If you have ever ended a packed day feeling busy but not productive, you are not alone. On The Daily Mastermind, host George Wright III delivers a focused, honest conversation about what time mastery actually means for entrepreneurs and leaders. The verdict: it is not about squeezing more into your schedule. It is about aligning your attention with your highest priorities so that your time works for you instead of against you.
George opens with a reframe that hits hard. Entrepreneurs do not struggle with time itself; they struggle with clarity, structure, and priorities. Once you accept that distinction, everything about how you manage your day changes.
Why Busy Is Not the Same as Productive
One of the central ideas in this episode is the gap between activity and effectiveness. George is direct about it:
"Being busy and being productive are not the same thing. Being active and being effective are also not the same thing."
Filling your calendar can feel like progress. It rarely is. True time mastery means choosing what goes on your calendar with intention, not reflexively saying yes to every meeting, task, or opportunity that arrives. When your time aligns with your purpose, you feel confident and grounded. When it does not, you feel reactive, chaotic, and perpetually behind.
The Real Reason Time Feels So Hard to Manage
George identifies three root causes that explain why so many high-performers feel overwhelmed despite working long hours:
- Too many priorities, not too little time.
- Overstimulation, not disorganization.
- Constant task-switching that fragments focus and drains mental energy.
Every time you switch contexts, you lose momentum. Every time you try to make room for everything, you end up doing nothing well. The mental load that entrepreneurs carry, from team decisions and client needs to finances and big-picture vision, creates cognitive fragmentation that no calendar app can fix on its own.
"Distraction is the enemy of progress. If you overcommit or you're constantly getting distracted, you are going to limit your progress and your results."

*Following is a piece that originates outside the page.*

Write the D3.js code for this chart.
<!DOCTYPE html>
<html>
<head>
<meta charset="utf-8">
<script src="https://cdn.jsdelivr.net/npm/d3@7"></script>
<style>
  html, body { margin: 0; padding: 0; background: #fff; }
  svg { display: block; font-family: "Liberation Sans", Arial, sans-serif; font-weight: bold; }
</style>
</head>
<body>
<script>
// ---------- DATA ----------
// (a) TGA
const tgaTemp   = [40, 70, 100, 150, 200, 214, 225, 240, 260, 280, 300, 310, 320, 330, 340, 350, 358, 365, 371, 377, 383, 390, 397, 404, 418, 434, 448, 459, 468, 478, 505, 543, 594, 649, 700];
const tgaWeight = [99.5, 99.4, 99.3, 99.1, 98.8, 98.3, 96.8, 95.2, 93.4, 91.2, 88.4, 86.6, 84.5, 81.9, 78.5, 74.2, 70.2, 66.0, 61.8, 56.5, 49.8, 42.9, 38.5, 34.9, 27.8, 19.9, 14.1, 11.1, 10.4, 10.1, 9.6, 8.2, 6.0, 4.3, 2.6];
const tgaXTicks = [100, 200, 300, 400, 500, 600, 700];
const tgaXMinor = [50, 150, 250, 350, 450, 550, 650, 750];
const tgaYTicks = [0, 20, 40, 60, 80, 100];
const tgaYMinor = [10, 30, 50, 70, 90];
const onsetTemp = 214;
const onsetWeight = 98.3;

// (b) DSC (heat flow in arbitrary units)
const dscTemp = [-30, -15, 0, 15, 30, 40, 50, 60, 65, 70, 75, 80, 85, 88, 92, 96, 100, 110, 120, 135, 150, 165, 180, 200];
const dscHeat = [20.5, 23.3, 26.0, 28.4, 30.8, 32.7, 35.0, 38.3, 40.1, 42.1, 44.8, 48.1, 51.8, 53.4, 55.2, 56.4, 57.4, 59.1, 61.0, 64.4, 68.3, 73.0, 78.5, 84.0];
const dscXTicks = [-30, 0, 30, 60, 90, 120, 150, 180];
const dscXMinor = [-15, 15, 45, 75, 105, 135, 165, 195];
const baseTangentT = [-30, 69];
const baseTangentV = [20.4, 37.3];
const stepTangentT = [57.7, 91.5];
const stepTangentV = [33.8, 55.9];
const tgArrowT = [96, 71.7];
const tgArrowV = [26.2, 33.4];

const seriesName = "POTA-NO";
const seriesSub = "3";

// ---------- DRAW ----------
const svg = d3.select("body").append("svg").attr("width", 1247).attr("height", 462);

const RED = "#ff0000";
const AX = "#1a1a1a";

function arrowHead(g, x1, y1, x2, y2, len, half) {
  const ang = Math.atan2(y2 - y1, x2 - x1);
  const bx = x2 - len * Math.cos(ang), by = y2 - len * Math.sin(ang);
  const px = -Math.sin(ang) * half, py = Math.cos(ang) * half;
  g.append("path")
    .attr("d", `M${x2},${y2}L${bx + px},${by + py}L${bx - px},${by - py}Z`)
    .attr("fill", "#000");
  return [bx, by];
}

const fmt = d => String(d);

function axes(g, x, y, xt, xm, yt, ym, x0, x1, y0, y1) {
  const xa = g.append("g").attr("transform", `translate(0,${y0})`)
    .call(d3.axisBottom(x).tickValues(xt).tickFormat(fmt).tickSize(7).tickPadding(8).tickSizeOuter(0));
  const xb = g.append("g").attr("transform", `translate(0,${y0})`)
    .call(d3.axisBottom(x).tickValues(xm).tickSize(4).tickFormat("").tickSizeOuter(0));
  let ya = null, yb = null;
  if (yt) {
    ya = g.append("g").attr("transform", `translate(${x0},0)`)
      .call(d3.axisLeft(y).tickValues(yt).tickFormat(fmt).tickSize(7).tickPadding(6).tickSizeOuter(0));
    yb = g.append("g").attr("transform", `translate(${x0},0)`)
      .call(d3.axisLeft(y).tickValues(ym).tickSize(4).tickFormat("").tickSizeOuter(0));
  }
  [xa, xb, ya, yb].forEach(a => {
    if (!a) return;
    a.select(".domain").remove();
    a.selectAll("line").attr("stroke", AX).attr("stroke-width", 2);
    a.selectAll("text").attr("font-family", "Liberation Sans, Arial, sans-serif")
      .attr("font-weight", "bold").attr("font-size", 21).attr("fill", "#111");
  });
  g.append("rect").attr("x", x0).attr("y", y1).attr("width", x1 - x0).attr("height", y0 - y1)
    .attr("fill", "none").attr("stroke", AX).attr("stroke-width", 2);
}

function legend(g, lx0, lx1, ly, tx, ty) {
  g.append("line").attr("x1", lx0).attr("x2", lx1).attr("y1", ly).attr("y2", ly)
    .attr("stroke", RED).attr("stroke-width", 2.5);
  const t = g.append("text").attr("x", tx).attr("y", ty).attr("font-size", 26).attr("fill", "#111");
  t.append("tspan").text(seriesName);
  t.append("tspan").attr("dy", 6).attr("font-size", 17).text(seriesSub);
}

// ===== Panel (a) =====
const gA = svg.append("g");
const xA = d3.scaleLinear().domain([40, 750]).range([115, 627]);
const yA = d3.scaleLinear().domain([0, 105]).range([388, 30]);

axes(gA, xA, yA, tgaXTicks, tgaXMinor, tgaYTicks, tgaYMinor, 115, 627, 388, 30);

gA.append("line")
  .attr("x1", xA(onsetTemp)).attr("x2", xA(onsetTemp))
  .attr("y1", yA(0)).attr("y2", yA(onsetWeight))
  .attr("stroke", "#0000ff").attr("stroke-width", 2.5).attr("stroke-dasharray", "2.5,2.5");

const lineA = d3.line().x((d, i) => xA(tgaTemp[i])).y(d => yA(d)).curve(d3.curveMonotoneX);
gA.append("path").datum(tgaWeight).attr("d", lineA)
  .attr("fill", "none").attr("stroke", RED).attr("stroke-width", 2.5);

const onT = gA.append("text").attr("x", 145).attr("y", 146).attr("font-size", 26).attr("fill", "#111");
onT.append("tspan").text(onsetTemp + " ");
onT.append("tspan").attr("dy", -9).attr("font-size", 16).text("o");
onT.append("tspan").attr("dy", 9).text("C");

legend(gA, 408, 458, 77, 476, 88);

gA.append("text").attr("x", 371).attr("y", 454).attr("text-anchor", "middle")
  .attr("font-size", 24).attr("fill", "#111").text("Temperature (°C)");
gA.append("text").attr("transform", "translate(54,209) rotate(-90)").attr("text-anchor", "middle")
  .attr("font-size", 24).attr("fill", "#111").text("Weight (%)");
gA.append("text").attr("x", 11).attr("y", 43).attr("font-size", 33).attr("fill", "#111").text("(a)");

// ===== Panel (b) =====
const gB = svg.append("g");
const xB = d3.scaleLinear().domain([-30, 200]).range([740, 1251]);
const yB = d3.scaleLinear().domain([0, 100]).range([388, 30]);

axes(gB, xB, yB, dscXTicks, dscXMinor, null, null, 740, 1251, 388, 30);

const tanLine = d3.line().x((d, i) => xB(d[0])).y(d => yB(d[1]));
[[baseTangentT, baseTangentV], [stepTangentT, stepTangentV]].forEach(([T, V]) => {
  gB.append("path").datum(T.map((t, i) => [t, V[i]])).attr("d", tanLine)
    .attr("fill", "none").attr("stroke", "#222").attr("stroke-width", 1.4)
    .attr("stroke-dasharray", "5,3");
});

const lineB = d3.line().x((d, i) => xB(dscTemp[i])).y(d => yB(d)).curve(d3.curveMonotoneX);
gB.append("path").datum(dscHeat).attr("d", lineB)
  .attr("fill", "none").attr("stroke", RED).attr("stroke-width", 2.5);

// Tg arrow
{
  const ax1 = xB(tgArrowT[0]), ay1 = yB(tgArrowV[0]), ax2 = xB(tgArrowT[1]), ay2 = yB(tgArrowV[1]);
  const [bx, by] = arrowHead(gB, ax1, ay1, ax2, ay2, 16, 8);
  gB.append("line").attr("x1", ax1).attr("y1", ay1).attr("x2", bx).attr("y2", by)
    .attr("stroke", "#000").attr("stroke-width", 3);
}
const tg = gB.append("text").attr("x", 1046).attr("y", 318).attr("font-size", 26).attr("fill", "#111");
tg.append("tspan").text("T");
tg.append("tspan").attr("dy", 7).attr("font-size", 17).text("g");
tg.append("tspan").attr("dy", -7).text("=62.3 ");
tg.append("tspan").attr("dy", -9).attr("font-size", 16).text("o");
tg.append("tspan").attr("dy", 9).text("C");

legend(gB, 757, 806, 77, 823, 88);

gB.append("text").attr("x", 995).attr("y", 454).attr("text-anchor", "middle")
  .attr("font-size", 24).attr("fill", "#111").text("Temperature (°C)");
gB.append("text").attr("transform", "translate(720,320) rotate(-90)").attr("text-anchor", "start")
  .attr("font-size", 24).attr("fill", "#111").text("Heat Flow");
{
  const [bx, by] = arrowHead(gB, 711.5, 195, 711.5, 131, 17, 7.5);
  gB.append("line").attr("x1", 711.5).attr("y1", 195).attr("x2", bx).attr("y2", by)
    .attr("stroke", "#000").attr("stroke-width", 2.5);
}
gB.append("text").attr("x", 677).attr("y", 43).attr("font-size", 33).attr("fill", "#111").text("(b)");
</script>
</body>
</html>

The solution is not more scheduling. It is elimination, delegation, and deletion of lower-value tasks so your best energy flows toward your most important work.
Three Core Habits for Time Mastery
George shares three practical habits drawn from studying and working alongside builders of major brands. These are not productivity hacks; they are structural shifts that compound over time.
1. The Daily Alignment Ritual Before your day begins, take five minutes to ask yourself three questions: What are the most important things I need to accomplish today? What can I remove or push off my schedule? How do I need to show up to be effective? This small intentional pause creates clarity that carries you through the entire day.
2. Power Hour Blocking Identify the time of day when you do your best work, whether that is early morning or late afternoon, and block that window on your calendar. No notifications, no meetings, no email during that block. Use those protected hours exclusively for the work that moves the needle. Guard this time the way you would guard a board meeting.
3. Micro-Consistency Over Overhaul Instead of trying to redesign your entire routine at once, build small repeatable habits. Read for ten minutes a day. Spend three minutes each evening planning the next day. Take short breaks between focused work blocks. These micro-consistencies compound into real mastery. As George puts it, time mastery is about consistency, not perfection.
How Structure Creates Freedom
There is a common misconception that structure and freedom are opposites. George challenges this directly. Without structure, you become reactive. You respond to whatever arrives first, live in constant chaos, and never gain traction on your real goals. With intentional structure, you create room for creativity, strategic thinking, and the kind of deep work that produces lasting results.
"Freedom is not the absence of structure. Freedom is the presence of clarity and direction."
Clarity builds confidence. Confidence builds momentum. Momentum builds the freedom you are actually after. Structure is not a cage; it is the foundation that makes freedom possible.
Mastering More Than Your Calendar
George reminds us that time mastery extends beyond scheduling. When you take ownership of your time, you also gain greater control over your focus, your emotional state, and your mental energy. Those three elements are deeply interconnected. A chaotic schedule drains emotional reserves and muddles thinking. A structured, intentional one restores them.
Your future self will thank you every time you invest in planning your time now. The payoff is not just a tidier calendar; it is a life built around what actually matters to you.
Action Steps
- Start each morning with a five-minute alignment ritual: clarify your top priorities, cut what does not belong, and decide how you need to show up.
- Identify your peak performance window and protect it with a hard calendar block for high-value, needle-moving work.
- Choose one small daily habit (planning the night before, a short reading session, or brief transition breaks) and build it consistently for two weeks before adding another.
- Audit your current schedule and ask what you can eliminate, delegate, or delete to reduce mental fragmentation.
- Remind yourself regularly: being busy is not the same as being productive.
Time mastery is, at its core, about priorities. Get your priorities right and the time will follow. Structure your days with intention, protect your focus, and give yourself permission to say no to what does not serve your highest goals. It is never too late to start living the life you were meant to live.